Looking for election night drama?
Don't stop at the historic presidential contest at the top of the ticket. Nearly a dozen Senate races around the country could reshape politics on Capitol Hill.
“Democrats have a realistic shot at getting a supermajority of 60 seats,” Republican pollster Neil Newhouse said. “Races we never really dreamed would become competitive are now within the margin of error.”
Even such “red state” strongholds as Georgia and Kentucky are in play.
Never miss a local story.
Blame it on President Bush, who's been deeply unpopular for the past two years, and on the public, which is downbeat about where the country is headed. The financial crisis was the equivalent of a roundhouse right, and opposition to the Iraq war remains strong.
Republicans have known for months that they were going to lose seats. Some have said that dropping only five or six Tuesday would be a “good night.”
The outlook in the House of Representatives isn't much better. Congress watchers predict the Democrats could add 25 to 30 seats to their 36-seat majority.
“The GOP motto is, ‘If we didn't have bad luck, we wouldn't have no luck at all,'” said Jennifer Duffy, a Senate analyst for the nonpartisan Cook Political Report. “What has gone right for them? There's just a lot of throwing up of hands right now.”
The big question is how many Senate seats will flip?
Democrats now have a 51-seat majority, including two independents who caucus with them. However, one is Sen. Joseph Lieberman, an independent from Connecticut, the Democratic party's 2004 vice presidential nominee and now its bete noire.
His former colleagues are nursing a grudge because he's campaigned for Republican presidential candidate John McCain and attacked Barack Obama at the Republican convention. Democrats are looking for payback, while Republicans have put out the welcome mat.
If the Democrats get to 60 seats, that would give them – on paper – a filibuster-proof majority. They could then parry the Republicans' weapon of choice, which has stymied some of their legislative agenda over the past two years.
That would take a nine-seat rout, however, a tall order even in a Democratic-leaning season. It's been three decades since one party held that many seats: the Democrats in 1978-79, with a 61-seat majority.
“As for 60, it is possible,” Sen. Charles Schumer of New York, the chairman of the Democratic Senatorial Campaign Committee, told the National Press Club last week. “But given the red terrain we're fighting in, it's very difficult.”
Not impossible, however. Here's the lay of the land:
Senate Democrats started the year with an advantage. They have to defend a dozen seats, while Republicans have 23 on ballots.
Most of the Democratic seats are viewed as safe, according to surveys by Congressional Quarterly, the Cook Political Report and other analysts.
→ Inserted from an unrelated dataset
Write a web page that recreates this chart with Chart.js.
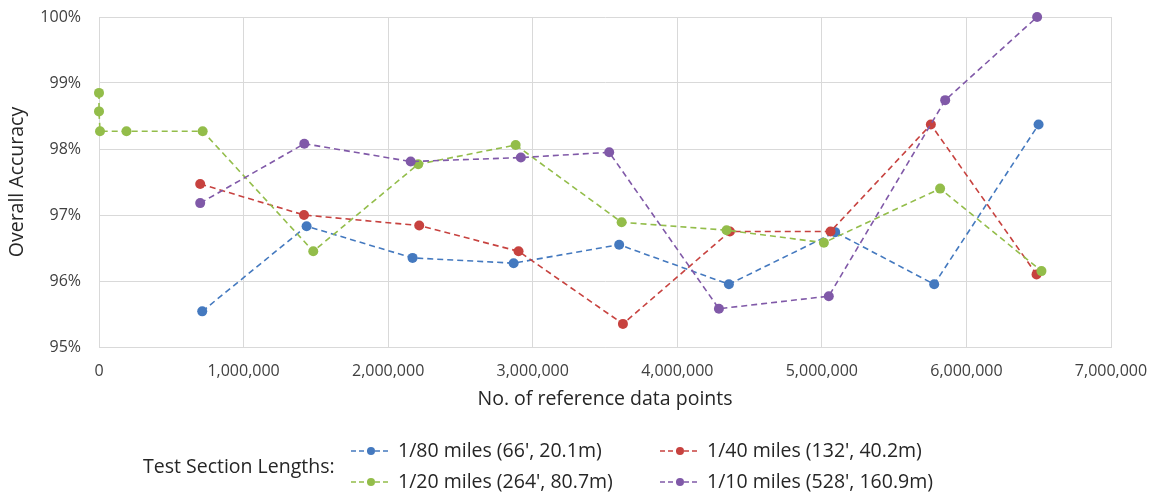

Democratic Sens. Mary Landrieu in Louisiana and Frank Lautenberg in New Jersey triggered GOP hopes, but recent polls have both Democrats ahead by at least 10 points.
Meanwhile, Republicans are circling the wagons. Far from making inroads onto Democratic turf, at least eight of their incumbents are in trouble.
In Alaska, Sen. Ted Stevens' chances for re-election were suspect even before his conviction on corruption charges.
Republican colleagues Saxby Chambliss in Georgia, Norm Coleman in Minnesota, Elizabeth Dole in North Carolina, Gordon Smith in Oregon, John Sununu in New Hampshire and Roger Wicker in Mississippi are all in close races.
Polls also find that Democrats have a chance of knocking off Senate Republican boss Mitch McConnell, the minority leader, who's in a tight race in Kentucky.
Democrats also are likely to pick up Republican seats in open contests in Virginia, Colorado and New Mexico, where all three incumbents are retiring, and a Democratic landslide could even take out popular Republicans such as Maine's Susan Collins.
“I don't think that there's any question that it's a tough election atmosphere for Republicans,” said Sen. John Ensign of Nevada, the chairman of the National Republican Senatorial Committee, who attended the same forum as Schumer last week. “That's just as honest as I can put it.”